Тем временем король осознал, что ему противостоит собственная семья. И действительно, дворянскую оппозицию возглавил его племянник, Луи-Филипп Жозеф, герцог Орлеанский – правнук регента. Он предлагал изменить абсолютную монархию на конституционную по британскому образцу, ограничив власть короля и сохранив права дворянства и духовенства. Не было секретом и то, что могущественная семья герцога Орлеанского, прозванного в закулисье «Королем Парижа», претендует на королевский трон, принадлежащий Бурбонам последние два столетия. В столице же герцогу принадлежал огромный дворец с парком – Пале-Рояль, ставший политическим убежищем в центре города, un lieux privilégié[338], благодаря тому, что герцог входил в королевскую семью.

Государственный долг при правлении Людовика XVI вырос втрое. Народ роптал, дворянство отказывалось допускать реформы, а крупная буржуазия выжидала. Король попросил Калонна удалиться. 8 апреля 1787 года Калонн отбыл в свои владения, а Людовик XVI, следуя поговорке «лучший лесник – бывший браконьер», назначил новым министром финансов священнослужителя Этьен-Шарля де Ломени де Бриенна, председателя Собрания нотаблей. Бриенн всегда был яростным противником Калонна. Но и его планы по реформированию налоговой системы разнесли в пух и прах. Парламенты оставались непреклонны, даже когда парламентариев выслали из Парижа в Труа. По мнению магистратов, только Генеральные штаты были уполномочены принимать решения о новых налогах. Как дворянство мантии, так и потомственное дворянство хотели сохранить за собой все привилегии и права.
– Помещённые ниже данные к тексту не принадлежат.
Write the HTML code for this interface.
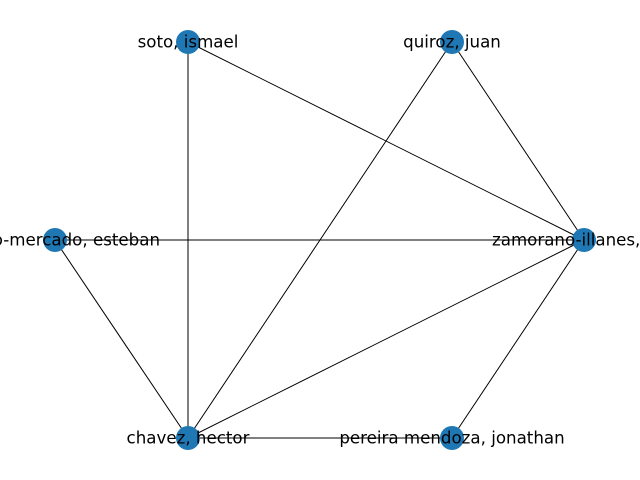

Людовик XVI оказался в тупике. 4 сентября Бриенн пообещал магистратам, что Генеральные штаты будут собраны в 1792 году, однако недовольство продолжало расти. К 1788 году государственный долг увеличился до 126 миллионов фунтов стерлингов, что составляло около 20 % годового дохода. Половина государственных расходов представляла собой погашение кредитов. Американская война обошлась французской казне в общей сложности в два миллиарда фунтов стерлингов, тогда как во Франции в обороте находилось всего 2,5 миллиарда. Как и его предшественники, Бриенн ничего не мог сделать, кроме как занять еще денег, из-за чего долговая яма стала бы еще глубже. Но Парижский парламент отказался утвердить кредит в размере 420 миллионов фунтов стерлингов до тех пор, пока не будет названа новая дата созыва Генеральных штатов. Людовик XVI в обязательном порядке одобрил выдачу кредита на специальном séance royale[339], королевском собрании. Бриенн ушел в отставку несколько недель спустя. Король в растерянности. Кто теперь спасет его королевство от банкротства? С большой неохотой – хранитель печатей короля Шарль де Барентен записал даже так: «Avec une extréme répugnance»[340], то есть с чрезмерной неохотой, – он восстановил в должности своего бывшего финансового гения Жака Неккера.

Генеральные штаты

Тем временем король наконец определился: Генеральные штаты будут созваны в мае 1789 года. Людовик XVI по-прежнему был убежден, что в конце концов он все равно окажется в невыгодном положении.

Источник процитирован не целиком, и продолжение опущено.